• SUPPLIED DATA:
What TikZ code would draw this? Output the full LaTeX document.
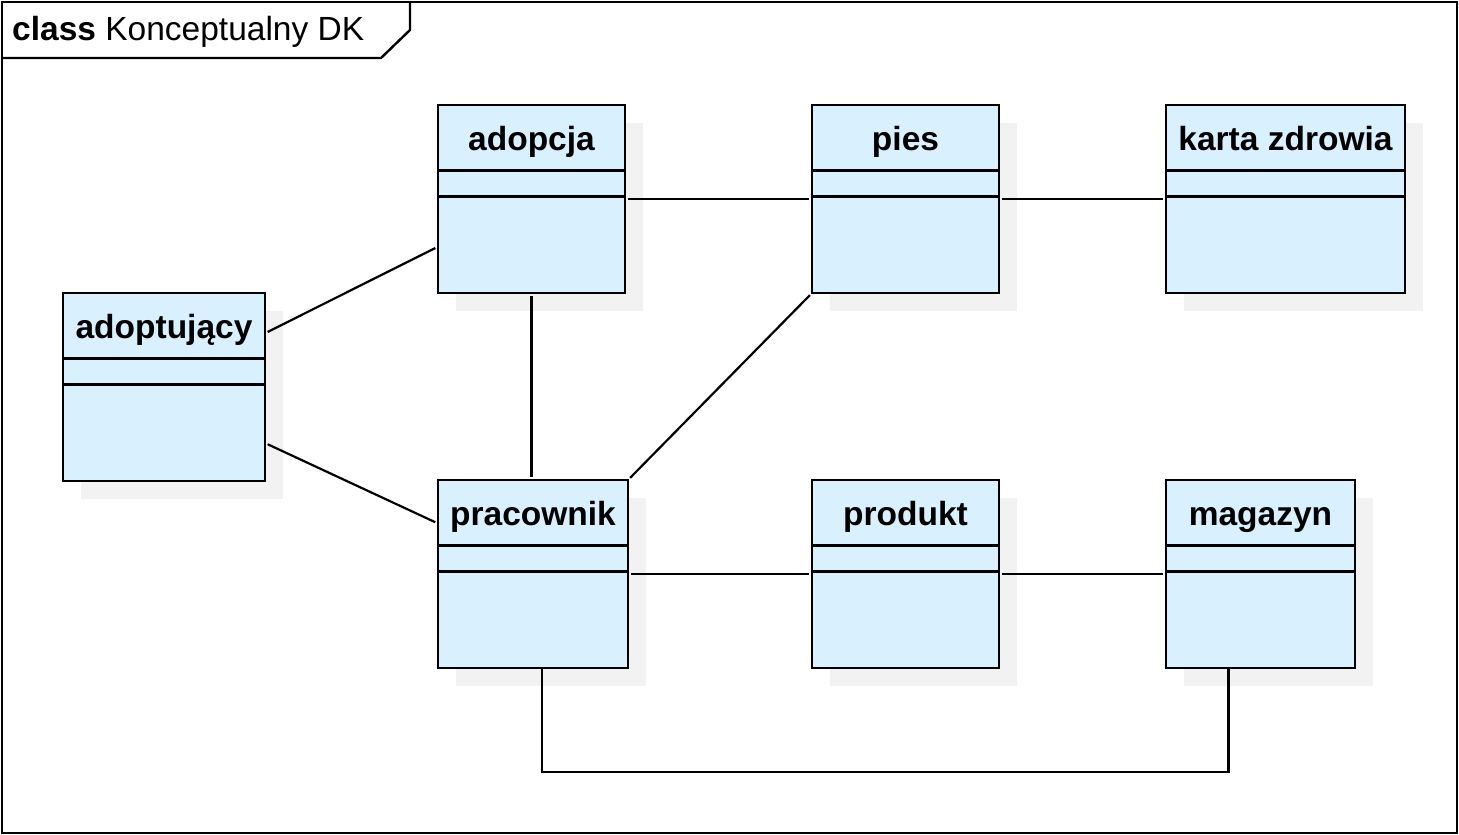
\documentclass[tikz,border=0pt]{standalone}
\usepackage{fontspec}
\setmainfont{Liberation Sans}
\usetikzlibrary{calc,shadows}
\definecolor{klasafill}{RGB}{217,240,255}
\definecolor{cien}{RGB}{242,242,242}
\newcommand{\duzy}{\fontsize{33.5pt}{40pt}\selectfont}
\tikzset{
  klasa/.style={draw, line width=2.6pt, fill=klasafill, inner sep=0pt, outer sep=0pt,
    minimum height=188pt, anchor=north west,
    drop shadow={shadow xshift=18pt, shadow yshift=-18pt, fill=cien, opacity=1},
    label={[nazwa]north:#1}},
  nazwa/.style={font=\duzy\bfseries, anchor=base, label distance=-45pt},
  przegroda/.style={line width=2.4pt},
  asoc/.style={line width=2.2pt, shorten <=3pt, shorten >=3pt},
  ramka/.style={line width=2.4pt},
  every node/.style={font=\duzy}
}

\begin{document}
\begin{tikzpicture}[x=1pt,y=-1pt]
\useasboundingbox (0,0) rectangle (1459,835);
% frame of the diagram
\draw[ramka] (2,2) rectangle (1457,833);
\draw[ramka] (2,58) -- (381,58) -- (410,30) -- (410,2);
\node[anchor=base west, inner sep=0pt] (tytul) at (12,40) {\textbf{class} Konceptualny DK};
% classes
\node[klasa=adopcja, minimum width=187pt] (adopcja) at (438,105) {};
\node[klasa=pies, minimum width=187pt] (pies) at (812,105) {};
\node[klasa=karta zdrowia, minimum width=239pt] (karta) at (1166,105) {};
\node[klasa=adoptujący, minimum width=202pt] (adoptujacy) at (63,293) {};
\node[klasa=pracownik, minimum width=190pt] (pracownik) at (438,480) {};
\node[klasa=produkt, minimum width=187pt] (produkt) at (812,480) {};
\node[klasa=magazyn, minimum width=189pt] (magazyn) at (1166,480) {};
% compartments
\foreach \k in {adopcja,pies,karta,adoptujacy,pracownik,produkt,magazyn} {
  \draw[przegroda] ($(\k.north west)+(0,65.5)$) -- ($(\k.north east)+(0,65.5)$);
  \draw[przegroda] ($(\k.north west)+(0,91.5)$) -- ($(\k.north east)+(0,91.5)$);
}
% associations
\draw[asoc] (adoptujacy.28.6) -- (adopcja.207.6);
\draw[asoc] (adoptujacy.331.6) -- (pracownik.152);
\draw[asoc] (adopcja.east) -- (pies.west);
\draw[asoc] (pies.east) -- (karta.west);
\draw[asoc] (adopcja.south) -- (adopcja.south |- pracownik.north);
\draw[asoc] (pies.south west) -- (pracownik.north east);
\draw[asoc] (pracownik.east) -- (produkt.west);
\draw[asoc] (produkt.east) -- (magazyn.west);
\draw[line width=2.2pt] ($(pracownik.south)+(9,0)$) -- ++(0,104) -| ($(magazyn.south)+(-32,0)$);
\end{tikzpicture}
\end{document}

• PROBLEM: Print out the whole of the material word for word, without pictures.

• EXERCISE RESPONSE:
What TikZ code would draw this? Output the full LaTeX document.
\documentclass[tikz,border=0pt]{standalone}
\usepackage{fontspec}
\setmainfont{Liberation Sans}
\usetikzlibrary{calc,shadows}
\definecolor{klasafill}{RGB}{217,240,255}
\definecolor{cien}{RGB}{242,242,242}
\newcommand{\duzy}{\fontsize{33.5pt}{40pt}\selectfont}
\tikzset{
  klasa/.style={draw, line width=2.6pt, fill=klasafill, inner sep=0pt, outer sep=0pt,
    minimum height=188pt, anchor=north west,
    drop shadow={shadow xshift=18pt, shadow yshift=-18pt, fill=cien, opacity=1},
    label={[nazwa]north:#1}},
  nazwa/.style={font=\duzy\bfseries, anchor=base, label distance=-45pt},
  przegroda/.style={line width=2.4pt},
  asoc/.style={line width=2.2pt, shorten <=3pt, shorten >=3pt},
  ramka/.style={line width=2.4pt},
  every node/.style={font=\duzy}
}

\begin{document}
\begin{tikzpicture}[x=1pt,y=-1pt]
\useasboundingbox (0,0) rectangle (1459,835);
% frame of the diagram
\draw[ramka] (2,2) rectangle (1457,833);
\draw[ramka] (2,58) -- (381,58) -- (410,30) -- (410,2);
\node[anchor=base west, inner sep=0pt] (tytul) at (12,40) {\textbf{class} Konceptualny DK};
% classes
\node[klasa=adopcja, minimum width=187pt] (adopcja) at (438,105) {};
\node[klasa=pies, minimum width=187pt] (pies) at (812,105) {};
\node[klasa=karta zdrowia, minimum width=239pt] (karta) at (1166,105) {};
\node[klasa=adoptujący, minimum width=202pt] (adoptujacy) at (63,293) {};
\node[klasa=pracownik, minimum width=190pt] (pracownik) at (438,480) {};
\node[klasa=produkt, minimum width=187pt] (produkt) at (812,480) {};
\node[klasa=magazyn, minimum width=189pt] (magazyn) at (1166,480) {};
% compartments
\foreach \k in {adopcja,pies,karta,adoptujacy,pracownik,produkt,magazyn} {
  \draw[przegroda] ($(\k.north west)+(0,65.5)$) -- ($(\k.north east)+(0,65.5)$);
  \draw[przegroda] ($(\k.north west)+(0,91.5)$) -- ($(\k.north east)+(0,91.5)$);
}
% associations
\draw[asoc] (adoptujacy.28.6) -- (adopcja.207.6);
\draw[asoc] (adoptujacy.331.6) -- (pracownik.152);
\draw[asoc] (adopcja.east) -- (pies.west);
\draw[asoc] (pies.east) -- (karta.west);
\draw[asoc] (adopcja.south) -- (adopcja.south |- pracownik.north);
\draw[asoc] (pies.south west) -- (pracownik.north east);
\draw[asoc] (pracownik.east) -- (produkt.west);
\draw[asoc] (produkt.east) -- (magazyn.west);
\draw[line width=2.2pt] ($(pracownik.south)+(9,0)$) -- ++(0,104) -| ($(magazyn.south)+(-32,0)$);
\end{tikzpicture}
\end{document}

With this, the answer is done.